§ **Information shown**
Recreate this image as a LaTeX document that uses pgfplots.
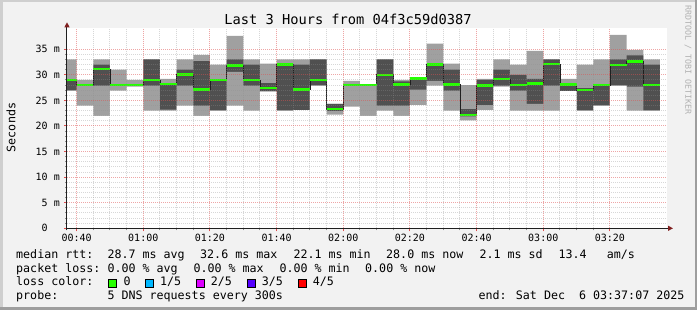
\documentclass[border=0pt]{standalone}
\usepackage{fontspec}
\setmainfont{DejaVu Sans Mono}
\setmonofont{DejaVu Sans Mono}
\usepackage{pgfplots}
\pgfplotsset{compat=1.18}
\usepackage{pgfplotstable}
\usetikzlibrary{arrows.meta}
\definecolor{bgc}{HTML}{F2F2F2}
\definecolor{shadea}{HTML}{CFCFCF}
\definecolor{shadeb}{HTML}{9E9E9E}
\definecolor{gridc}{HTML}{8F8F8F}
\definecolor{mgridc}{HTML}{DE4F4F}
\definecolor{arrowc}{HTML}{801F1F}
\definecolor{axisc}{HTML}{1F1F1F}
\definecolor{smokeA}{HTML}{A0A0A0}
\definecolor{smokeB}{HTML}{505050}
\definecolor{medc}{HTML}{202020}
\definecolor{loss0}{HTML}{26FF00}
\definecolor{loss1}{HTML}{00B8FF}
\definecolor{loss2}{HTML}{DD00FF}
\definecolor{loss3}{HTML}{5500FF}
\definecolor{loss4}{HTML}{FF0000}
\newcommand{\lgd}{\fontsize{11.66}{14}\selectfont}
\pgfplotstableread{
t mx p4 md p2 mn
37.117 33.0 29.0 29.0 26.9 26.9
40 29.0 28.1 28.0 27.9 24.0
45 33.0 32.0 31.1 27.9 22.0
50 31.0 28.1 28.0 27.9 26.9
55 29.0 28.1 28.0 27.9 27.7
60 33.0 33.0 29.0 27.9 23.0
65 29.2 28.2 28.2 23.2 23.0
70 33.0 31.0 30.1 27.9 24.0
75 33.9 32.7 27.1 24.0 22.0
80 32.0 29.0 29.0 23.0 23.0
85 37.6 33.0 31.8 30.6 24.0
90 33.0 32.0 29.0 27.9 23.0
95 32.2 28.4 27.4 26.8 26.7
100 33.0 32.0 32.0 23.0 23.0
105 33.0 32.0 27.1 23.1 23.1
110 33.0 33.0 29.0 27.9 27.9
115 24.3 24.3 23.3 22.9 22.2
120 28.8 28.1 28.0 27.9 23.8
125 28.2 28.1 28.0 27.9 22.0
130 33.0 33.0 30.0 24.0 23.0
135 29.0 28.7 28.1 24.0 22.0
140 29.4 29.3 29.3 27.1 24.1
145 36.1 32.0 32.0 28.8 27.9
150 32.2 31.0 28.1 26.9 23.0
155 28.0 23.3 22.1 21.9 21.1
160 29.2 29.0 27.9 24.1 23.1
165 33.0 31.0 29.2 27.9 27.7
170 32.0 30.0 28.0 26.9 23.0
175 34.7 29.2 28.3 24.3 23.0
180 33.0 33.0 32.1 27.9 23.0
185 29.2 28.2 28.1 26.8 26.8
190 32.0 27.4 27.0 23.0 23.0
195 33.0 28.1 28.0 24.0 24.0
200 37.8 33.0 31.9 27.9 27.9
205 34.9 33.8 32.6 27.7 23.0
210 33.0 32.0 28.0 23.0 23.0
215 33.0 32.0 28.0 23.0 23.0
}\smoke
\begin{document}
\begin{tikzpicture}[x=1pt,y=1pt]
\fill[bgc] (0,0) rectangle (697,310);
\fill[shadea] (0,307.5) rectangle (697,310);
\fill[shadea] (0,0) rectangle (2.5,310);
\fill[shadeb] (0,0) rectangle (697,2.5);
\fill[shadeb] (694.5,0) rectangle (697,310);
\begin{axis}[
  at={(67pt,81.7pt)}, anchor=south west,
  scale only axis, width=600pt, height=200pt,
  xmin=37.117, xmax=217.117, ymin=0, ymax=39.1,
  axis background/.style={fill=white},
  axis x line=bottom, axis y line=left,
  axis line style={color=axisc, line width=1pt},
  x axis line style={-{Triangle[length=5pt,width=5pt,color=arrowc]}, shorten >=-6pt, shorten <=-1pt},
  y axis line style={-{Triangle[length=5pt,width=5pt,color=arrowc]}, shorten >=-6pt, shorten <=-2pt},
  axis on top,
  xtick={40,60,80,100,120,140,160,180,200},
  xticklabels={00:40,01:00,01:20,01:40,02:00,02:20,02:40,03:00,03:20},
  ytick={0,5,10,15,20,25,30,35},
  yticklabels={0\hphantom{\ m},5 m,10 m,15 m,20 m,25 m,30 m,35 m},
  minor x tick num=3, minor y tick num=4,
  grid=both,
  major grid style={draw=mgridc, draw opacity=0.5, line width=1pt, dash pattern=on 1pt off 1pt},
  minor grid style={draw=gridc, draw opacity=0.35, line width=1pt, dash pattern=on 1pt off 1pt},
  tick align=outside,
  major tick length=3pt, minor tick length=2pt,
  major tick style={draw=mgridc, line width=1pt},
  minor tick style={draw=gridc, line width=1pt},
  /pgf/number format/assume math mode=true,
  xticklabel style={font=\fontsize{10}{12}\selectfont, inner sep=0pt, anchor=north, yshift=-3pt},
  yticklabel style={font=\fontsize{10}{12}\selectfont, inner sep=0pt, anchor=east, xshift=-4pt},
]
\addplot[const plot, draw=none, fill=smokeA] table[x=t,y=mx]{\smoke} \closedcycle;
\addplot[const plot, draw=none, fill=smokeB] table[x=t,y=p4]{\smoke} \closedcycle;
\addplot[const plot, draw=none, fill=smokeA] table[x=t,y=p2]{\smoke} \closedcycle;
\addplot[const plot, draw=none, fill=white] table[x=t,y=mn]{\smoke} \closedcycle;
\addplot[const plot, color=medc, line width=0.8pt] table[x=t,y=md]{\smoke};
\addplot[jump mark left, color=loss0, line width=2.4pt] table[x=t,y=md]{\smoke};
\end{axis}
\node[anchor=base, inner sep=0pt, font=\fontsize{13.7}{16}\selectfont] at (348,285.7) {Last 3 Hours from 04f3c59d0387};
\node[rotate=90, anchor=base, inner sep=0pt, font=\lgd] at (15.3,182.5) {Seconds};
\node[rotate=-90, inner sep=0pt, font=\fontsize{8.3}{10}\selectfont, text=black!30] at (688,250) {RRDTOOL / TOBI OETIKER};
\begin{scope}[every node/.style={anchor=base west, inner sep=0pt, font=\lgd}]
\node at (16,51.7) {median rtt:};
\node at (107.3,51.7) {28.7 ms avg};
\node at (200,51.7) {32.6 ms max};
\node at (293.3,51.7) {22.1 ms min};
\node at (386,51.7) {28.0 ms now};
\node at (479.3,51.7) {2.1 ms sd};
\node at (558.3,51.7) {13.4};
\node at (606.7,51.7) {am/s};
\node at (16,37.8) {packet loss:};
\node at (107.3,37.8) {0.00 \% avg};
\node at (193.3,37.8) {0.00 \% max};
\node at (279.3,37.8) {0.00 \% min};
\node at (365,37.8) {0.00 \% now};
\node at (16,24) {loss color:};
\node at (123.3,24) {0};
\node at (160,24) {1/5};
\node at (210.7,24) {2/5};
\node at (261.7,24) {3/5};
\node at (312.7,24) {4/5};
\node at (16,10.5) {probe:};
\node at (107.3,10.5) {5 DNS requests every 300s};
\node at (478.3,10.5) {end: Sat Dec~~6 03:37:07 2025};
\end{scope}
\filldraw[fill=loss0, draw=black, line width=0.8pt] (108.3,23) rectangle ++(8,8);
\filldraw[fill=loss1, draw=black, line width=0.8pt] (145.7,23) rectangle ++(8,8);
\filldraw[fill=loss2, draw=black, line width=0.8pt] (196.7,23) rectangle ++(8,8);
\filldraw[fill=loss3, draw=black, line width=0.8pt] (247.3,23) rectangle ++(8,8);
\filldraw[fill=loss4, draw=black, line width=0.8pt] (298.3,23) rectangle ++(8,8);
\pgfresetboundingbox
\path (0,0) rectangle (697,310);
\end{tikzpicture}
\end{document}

§ **Problem**
Copy out all of the data word for word. Do not carry over any picture.

§ **Final result**
Recreate this image as a LaTeX document that uses pgfplots.
\documentclass[border=0pt]{standalone}
\usepackage{fontspec}
\setmainfont{DejaVu Sans Mono}
\setmonofont{DejaVu Sans Mono}
\usepackage{pgfplots}
\pgfplotsset{compat=1.18}
\usepackage{pgfplotstable}
\usetikzlibrary{arrows.meta}
\definecolor{bgc}{HTML}{F2F2F2}
\definecolor{shadea}{HTML}{CFCFCF}
\definecolor{shadeb}{HTML}{9E9E9E}
\definecolor{gridc}{HTML}{8F8F8F}
\definecolor{mgridc}{HTML}{DE4F4F}
\definecolor{arrowc}{HTML}{801F1F}
\definecolor{axisc}{HTML}{1F1F1F}
\definecolor{smokeA}{HTML}{A0A0A0}
\definecolor{smokeB}{HTML}{505050}
\definecolor{medc}{HTML}{202020}
\definecolor{loss0}{HTML}{26FF00}
\definecolor{loss1}{HTML}{00B8FF}
\definecolor{loss2}{HTML}{DD00FF}
\definecolor{loss3}{HTML}{5500FF}
\definecolor{loss4}{HTML}{FF0000}
\newcommand{\lgd}{\fontsize{11.66}{14}\selectfont}
\pgfplotstableread{
t mx p4 md p2 mn
37.117 33.0 29.0 29.0 26.9 26.9
40 29.0 28.1 28.0 27.9 24.0
45 33.0 32.0 31.1 27.9 22.0
50 31.0 28.1 28.0 27.9 26.9
55 29.0 28.1 28.0 27.9 27.7
60 33.0 33.0 29.0 27.9 23.0
65 29.2 28.2 28.2 23.2 23.0
70 33.0 31.0 30.1 27.9 24.0
75 33.9 32.7 27.1 24.0 22.0
80 32.0 29.0 29.0 23.0 23.0
85 37.6 33.0 31.8 30.6 24.0
90 33.0 32.0 29.0 27.9 23.0
95 32.2 28.4 27.4 26.8 26.7
100 33.0 32.0 32.0 23.0 23.0
105 33.0 32.0 27.1 23.1 23.1
110 33.0 33.0 29.0 27.9 27.9
115 24.3 24.3 23.3 22.9 22.2
120 28.8 28.1 28.0 27.9 23.8
125 28.2 28.1 28.0 27.9 22.0
130 33.0 33.0 30.0 24.0 23.0
135 29.0 28.7 28.1 24.0 22.0
140 29.4 29.3 29.3 27.1 24.1
145 36.1 32.0 32.0 28.8 27.9
150 32.2 31.0 28.1 26.9 23.0
155 28.0 23.3 22.1 21.9 21.1
160 29.2 29.0 27.9 24.1 23.1
165 33.0 31.0 29.2 27.9 27.7
170 32.0 30.0 28.0 26.9 23.0
175 34.7 29.2 28.3 24.3 23.0
180 33.0 33.0 32.1 27.9 23.0
185 29.2 28.2 28.1 26.8 26.8
190 32.0 27.4 27.0 23.0 23.0
195 33.0 28.1 28.0 24.0 24.0
200 37.8 33.0 31.9 27.9 27.9
205 34.9 33.8 32.6 27.7 23.0
210 33.0 32.0 28.0 23.0 23.0
215 33.0 32.0 28.0 23.0 23.0
}\smoke
\begin{document}
\begin{tikzpicture}[x=1pt,y=1pt]
\fill[bgc] (0,0) rectangle (697,310);
\fill[shadea] (0,307.5) rectangle (697,310);
\fill[shadea] (0,0) rectangle (2.5,310);
\fill[shadeb] (0,0) rectangle (697,2.5);
\fill[shadeb] (694.5,0) rectangle (697,310);
\begin{axis}[
  at={(67pt,81.7pt)}, anchor=south west,
  scale only axis, width=600pt, height=200pt,
  xmin=37.117, xmax=217.117, ymin=0, ymax=39.1,
  axis background/.style={fill=white},
  axis x line=bottom, axis y line=left,
  axis line style={color=axisc, line width=1pt},
  x axis line style={-{Triangle[length=5pt,width=5pt,color=arrowc]}, shorten >=-6pt, shorten <=-1pt},
  y axis line style={-{Triangle[length=5pt,width=5pt,color=arrowc]}, shorten >=-6pt, shorten <=-2pt},
  axis on top,
  xtick={40,60,80,100,120,140,160,180,200},
  xticklabels={00:40,01:00,01:20,01:40,02:00,02:20,02:40,03:00,03:20},
  ytick={0,5,10,15,20,25,30,35},
  yticklabels={0\hphantom{\ m},5 m,10 m,15 m,20 m,25 m,30 m,35 m},
  minor x tick num=3, minor y tick num=4,
  grid=both,
  major grid style={draw=mgridc, draw opacity=0.5, line width=1pt, dash pattern=on 1pt off 1pt},
  minor grid style={draw=gridc, draw opacity=0.35, line width=1pt, dash pattern=on 1pt off 1pt},
  tick align=outside,
  major tick length=3pt, minor tick length=2pt,
  major tick style={draw=mgridc, line width=1pt},
  minor tick style={draw=gridc, line width=1pt},
  /pgf/number format/assume math mode=true,
  xticklabel style={font=\fontsize{10}{12}\selectfont, inner sep=0pt, anchor=north, yshift=-3pt},
  yticklabel style={font=\fontsize{10}{12}\selectfont, inner sep=0pt, anchor=east, xshift=-4pt},
]
\addplot[const plot, draw=none, fill=smokeA] table[x=t,y=mx]{\smoke} \closedcycle;
\addplot[const plot, draw=none, fill=smokeB] table[x=t,y=p4]{\smoke} \closedcycle;
\addplot[const plot, draw=none, fill=smokeA] table[x=t,y=p2]{\smoke} \closedcycle;
\addplot[const plot, draw=none, fill=white] table[x=t,y=mn]{\smoke} \closedcycle;
\addplot[const plot, color=medc, line width=0.8pt] table[x=t,y=md]{\smoke};
\addplot[jump mark left, color=loss0, line width=2.4pt] table[x=t,y=md]{\smoke};
\end{axis}
\node[anchor=base, inner sep=0pt, font=\fontsize{13.7}{16}\selectfont] at (348,285.7) {Last 3 Hours from 04f3c59d0387};
\node[rotate=90, anchor=base, inner sep=0pt, font=\lgd] at (15.3,182.5) {Seconds};
\node[rotate=-90, inner sep=0pt, font=\fontsize{8.3}{10}\selectfont, text=black!30] at (688,250) {RRDTOOL / TOBI OETIKER};
\begin{scope}[every node/.style={anchor=base west, inner sep=0pt, font=\lgd}]
\node at (16,51.7) {median rtt:};
\node at (107.3,51.7) {28.7 ms avg};
\node at (200,51.7) {32.6 ms max};
\node at (293.3,51.7) {22.1 ms min};
\node at (386,51.7) {28.0 ms now};
\node at (479.3,51.7) {2.1 ms sd};
\node at (558.3,51.7) {13.4};
\node at (606.7,51.7) {am/s};
\node at (16,37.8) {packet loss:};
\node at (107.3,37.8) {0.00 \% avg};
\node at (193.3,37.8) {0.00 \% max};
\node at (279.3,37.8) {0.00 \% min};
\node at (365,37.8) {0.00 \% now};
\node at (16,24) {loss color:};
\node at (123.3,24) {0};
\node at (160,24) {1/5};
\node at (210.7,24) {2/5};
\node at (261.7,24) {3/5};
\node at (312.7,24) {4/5};
\node at (16,10.5) {probe:};
\node at (107.3,10.5) {5 DNS requests every 300s};
\node at (478.3,10.5) {end: Sat Dec~~6 03:37:07 2025};
\end{scope}
\filldraw[fill=loss0, draw=black, line width=0.8pt] (108.3,23) rectangle ++(8,8);
\filldraw[fill=loss1, draw=black, line width=0.8pt] (145.7,23) rectangle ++(8,8);
\filldraw[fill=loss2, draw=black, line width=0.8pt] (196.7,23) rectangle ++(8,8);
\filldraw[fill=loss3, draw=black, line width=0.8pt] (247.3,23) rectangle ++(8,8);
\filldraw[fill=loss4, draw=black, line width=0.8pt] (298.3,23) rectangle ++(8,8);
\pgfresetboundingbox
\path (0,0) rectangle (697,310);
\end{tikzpicture}
\end{document}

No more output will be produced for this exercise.